=== Exercise brief ===
Starting at the first line of the listing below, repeat each line up to and including the one containing "import matplotlib.pyplot as plt". Leave out pictures.
══ Raw data ══
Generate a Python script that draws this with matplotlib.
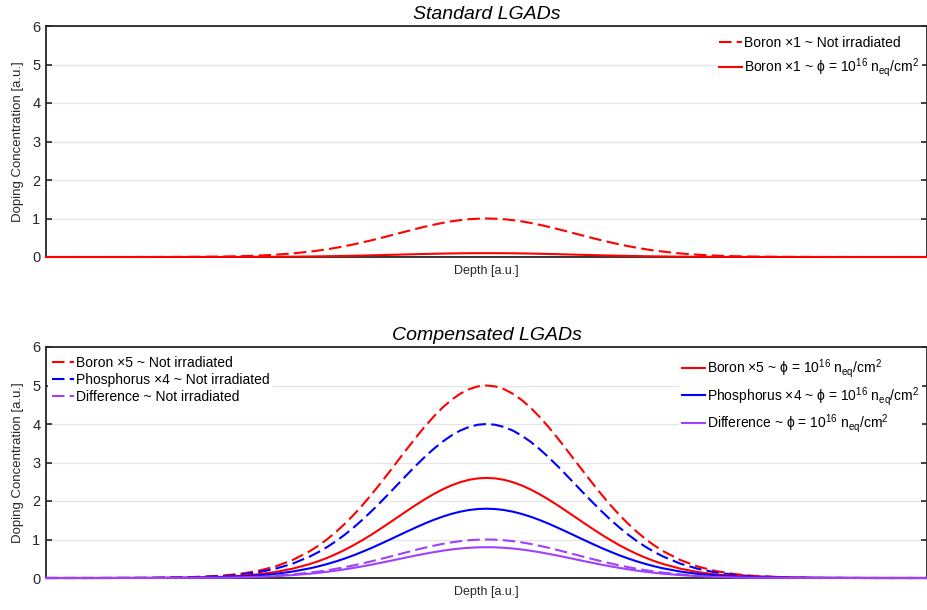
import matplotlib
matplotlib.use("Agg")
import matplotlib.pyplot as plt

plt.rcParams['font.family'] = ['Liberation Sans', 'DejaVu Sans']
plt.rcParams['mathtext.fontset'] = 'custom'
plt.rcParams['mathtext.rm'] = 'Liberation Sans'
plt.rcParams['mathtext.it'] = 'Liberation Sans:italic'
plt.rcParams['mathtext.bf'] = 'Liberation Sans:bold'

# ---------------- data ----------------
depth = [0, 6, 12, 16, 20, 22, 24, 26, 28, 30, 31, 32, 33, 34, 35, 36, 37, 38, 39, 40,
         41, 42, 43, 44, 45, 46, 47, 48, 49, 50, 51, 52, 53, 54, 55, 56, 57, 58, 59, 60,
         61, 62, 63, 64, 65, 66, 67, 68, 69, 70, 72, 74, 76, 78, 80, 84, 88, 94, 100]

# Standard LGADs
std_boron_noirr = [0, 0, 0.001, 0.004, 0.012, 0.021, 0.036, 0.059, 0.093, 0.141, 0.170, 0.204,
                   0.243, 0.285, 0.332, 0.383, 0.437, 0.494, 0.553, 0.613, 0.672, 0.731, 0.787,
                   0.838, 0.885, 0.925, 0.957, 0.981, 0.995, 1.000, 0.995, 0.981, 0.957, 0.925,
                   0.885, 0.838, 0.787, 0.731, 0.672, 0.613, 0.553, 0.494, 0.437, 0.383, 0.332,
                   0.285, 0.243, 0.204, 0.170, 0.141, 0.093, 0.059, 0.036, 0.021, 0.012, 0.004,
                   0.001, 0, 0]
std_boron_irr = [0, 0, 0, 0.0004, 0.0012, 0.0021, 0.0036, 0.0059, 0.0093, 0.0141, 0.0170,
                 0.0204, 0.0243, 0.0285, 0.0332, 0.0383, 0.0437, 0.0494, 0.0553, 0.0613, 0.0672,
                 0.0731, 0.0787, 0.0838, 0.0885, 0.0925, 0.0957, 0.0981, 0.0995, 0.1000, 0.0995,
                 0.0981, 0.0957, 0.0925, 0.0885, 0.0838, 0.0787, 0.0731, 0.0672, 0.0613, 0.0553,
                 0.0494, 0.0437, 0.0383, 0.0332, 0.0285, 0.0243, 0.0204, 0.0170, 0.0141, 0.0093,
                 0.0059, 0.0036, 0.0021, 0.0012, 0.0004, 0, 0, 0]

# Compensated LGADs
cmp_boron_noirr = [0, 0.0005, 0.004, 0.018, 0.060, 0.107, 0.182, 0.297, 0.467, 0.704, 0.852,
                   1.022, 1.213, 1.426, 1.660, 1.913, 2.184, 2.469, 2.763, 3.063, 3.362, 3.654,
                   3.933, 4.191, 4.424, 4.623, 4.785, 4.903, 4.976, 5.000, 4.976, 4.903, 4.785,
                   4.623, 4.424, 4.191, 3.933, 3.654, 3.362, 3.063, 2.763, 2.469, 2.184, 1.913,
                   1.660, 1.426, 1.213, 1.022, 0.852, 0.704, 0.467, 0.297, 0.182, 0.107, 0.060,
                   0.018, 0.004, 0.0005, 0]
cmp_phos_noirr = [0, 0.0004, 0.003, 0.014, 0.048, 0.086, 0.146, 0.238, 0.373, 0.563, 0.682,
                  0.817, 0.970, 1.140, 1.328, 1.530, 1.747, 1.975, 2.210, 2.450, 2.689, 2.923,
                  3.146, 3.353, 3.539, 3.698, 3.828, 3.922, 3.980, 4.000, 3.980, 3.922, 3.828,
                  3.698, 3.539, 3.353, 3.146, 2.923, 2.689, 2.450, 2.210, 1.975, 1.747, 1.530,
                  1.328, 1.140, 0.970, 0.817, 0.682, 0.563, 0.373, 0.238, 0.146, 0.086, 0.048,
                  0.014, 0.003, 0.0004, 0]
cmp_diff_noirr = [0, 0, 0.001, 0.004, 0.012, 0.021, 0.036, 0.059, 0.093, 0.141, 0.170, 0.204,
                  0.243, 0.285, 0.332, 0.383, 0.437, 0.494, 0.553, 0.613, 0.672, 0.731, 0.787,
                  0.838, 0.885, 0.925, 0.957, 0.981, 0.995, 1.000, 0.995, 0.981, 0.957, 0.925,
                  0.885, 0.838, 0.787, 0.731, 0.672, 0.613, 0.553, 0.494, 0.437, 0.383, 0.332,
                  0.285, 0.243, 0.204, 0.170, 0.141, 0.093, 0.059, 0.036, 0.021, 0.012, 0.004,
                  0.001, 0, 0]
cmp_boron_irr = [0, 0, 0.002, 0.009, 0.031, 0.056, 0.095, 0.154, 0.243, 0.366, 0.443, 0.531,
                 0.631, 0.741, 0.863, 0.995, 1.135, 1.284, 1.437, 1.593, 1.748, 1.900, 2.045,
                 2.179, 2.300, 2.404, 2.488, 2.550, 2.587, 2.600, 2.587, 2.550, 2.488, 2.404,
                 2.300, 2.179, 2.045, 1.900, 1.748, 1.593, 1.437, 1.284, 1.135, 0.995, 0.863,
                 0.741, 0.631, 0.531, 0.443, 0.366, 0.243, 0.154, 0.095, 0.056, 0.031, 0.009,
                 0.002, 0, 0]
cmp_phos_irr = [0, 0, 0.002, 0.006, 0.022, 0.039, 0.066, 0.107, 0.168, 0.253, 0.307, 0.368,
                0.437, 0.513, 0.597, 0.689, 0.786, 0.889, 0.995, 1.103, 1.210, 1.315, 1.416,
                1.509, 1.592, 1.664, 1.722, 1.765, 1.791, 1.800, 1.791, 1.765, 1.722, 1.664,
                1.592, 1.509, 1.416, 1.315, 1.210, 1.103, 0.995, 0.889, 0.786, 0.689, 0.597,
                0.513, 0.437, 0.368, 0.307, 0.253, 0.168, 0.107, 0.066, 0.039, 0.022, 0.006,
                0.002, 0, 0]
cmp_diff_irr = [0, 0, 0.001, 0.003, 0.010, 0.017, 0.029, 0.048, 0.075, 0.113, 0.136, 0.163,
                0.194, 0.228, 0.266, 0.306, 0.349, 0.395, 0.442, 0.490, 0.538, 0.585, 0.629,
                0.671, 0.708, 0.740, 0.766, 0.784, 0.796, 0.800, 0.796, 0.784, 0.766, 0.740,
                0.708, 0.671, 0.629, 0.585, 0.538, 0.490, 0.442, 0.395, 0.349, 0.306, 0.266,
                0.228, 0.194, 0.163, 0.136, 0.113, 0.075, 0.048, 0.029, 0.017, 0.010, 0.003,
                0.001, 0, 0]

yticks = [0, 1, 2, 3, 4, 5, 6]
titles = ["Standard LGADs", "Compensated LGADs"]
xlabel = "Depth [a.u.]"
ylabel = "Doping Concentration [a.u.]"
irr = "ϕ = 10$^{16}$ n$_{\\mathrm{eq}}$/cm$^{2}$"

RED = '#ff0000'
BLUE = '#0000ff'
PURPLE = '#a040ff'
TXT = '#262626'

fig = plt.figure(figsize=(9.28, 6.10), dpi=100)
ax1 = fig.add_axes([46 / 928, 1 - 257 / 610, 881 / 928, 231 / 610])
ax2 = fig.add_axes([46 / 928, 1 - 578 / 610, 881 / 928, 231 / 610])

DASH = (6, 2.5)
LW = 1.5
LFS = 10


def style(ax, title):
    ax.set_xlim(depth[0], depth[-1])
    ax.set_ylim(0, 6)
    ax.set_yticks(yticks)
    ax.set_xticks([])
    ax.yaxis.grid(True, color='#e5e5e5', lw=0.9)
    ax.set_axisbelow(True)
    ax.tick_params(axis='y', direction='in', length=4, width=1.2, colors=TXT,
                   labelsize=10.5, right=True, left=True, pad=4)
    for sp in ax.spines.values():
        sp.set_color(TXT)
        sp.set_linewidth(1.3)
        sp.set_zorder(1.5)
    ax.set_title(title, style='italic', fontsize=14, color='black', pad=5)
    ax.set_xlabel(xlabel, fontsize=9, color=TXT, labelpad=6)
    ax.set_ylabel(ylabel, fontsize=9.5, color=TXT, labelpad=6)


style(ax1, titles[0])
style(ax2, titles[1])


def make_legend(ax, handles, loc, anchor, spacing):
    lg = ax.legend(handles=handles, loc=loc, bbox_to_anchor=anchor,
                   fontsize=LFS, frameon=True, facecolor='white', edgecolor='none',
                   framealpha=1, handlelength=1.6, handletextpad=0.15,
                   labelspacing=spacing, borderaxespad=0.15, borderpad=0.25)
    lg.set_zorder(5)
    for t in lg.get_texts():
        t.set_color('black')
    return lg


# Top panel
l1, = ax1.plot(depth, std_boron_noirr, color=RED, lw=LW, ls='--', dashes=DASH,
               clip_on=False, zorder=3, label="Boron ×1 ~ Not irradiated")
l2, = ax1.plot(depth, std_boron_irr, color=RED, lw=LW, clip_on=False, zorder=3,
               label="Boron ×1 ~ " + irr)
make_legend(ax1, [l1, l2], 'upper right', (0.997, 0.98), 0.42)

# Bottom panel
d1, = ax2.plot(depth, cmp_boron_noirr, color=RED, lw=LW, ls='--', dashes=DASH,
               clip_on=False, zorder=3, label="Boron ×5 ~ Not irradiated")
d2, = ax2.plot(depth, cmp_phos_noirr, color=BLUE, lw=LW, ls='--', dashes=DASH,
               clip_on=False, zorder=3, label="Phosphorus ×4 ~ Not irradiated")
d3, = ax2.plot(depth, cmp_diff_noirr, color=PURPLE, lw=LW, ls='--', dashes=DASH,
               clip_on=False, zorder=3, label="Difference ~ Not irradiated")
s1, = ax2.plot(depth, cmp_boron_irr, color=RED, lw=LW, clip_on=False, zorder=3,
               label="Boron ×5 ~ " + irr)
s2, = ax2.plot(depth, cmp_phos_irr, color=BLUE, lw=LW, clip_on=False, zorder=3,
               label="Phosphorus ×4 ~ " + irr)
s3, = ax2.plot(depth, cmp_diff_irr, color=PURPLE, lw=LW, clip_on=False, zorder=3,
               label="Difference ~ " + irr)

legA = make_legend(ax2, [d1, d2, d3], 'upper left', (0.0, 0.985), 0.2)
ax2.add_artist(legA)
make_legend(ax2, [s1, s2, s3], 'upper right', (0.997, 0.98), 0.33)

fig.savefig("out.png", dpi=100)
═══
=== Exercise answer ===
Generate a Python script that draws this with matplotlib.
import matplotlib
matplotlib.use("Agg")
import matplotlib.pyplot as plt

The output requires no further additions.